When observability is integrated into the pipeline, teams can make release decisions based on evidence rather than assumptions. That improves mean time to detect issues, strengthens post-incident learning, and supports executive reporting on operational reliability.
Cost governance and scalability tradeoffs in retail ERP automation
Enterprises often assume that more automation automatically lowers cost. In reality, DevOps pipelines for retail ERP must be designed with cost governance in mind. Excessive environment duplication, always-on test infrastructure, overprovisioned deployment runners, and uncontrolled logging can create significant cloud spend without proportional business value. The right model balances deployment safety with operational efficiency.
A practical strategy is to standardize ephemeral test environments for non-critical validation, reserve persistent environments for integration-heavy stages, and align deployment windows with autoscaling and batch processing patterns.
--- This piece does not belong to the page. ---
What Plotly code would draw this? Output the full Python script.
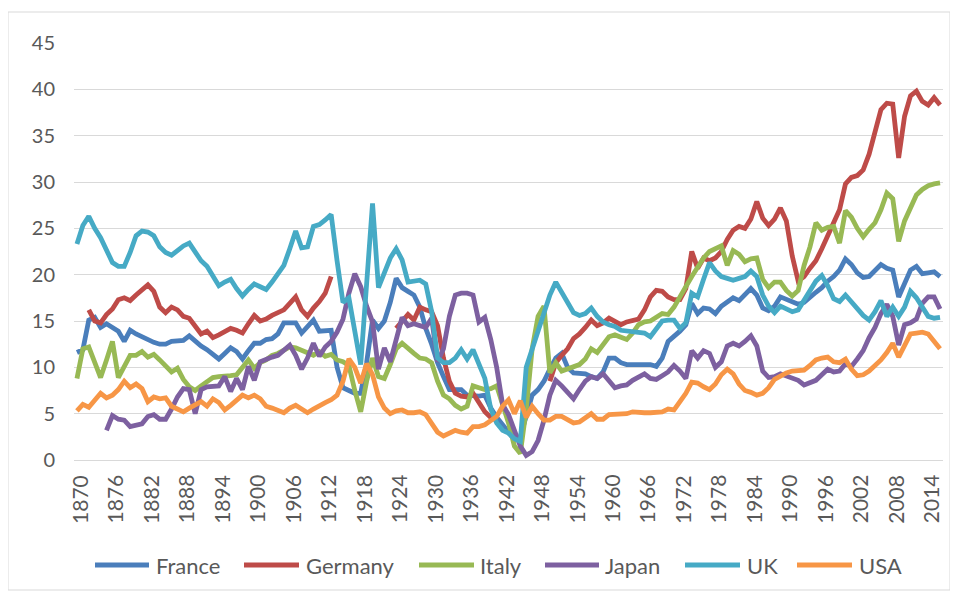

Artifact reuse, shared platform services, and centralized policy engines also reduce duplicated tooling across business units. For large retail estates, these decisions materially affect total cost of ownership.
Scalability should also be viewed beyond infrastructure throughput. The pipeline itself must scale organizationally. If every release requires manual coordination across dozens of teams, the enterprise has not solved deployment consistency. The operating model should support more locations, more integrations, and more release frequency without linear growth in operational overhead.
Executive recommendations for building a consistent retail ERP deployment model
First, establish a single enterprise deployment framework for ERP and adjacent retail systems. This should include source control standards, artifact management, infrastructure-as-code modules, release promotion rules, and observability requirements. Second, invest in platform engineering capabilities that provide reusable deployment templates and policy enforcement rather than allowing each team to build pipelines independently.
Third, align cloud governance with operational continuity objectives. Approval models, segregation of duties, backup validation, disaster recovery testing, and security controls must be embedded into the pipeline. Fourth, design for distributed retail conditions from the start. Include deployment rings, edge-aware synchronization, rollback automation, and business transaction validation in every release path.
Finally, measure success using operational outcomes, not just deployment speed. The right metrics include reduction in environment drift, lower failed release rates, faster rollback execution, improved store uptime, stronger auditability, and more predictable cloud cost. For enterprise retailers, deployment consistency is a business resilience capability. DevOps pipelines are the mechanism, but the real value comes from the operating model behind them.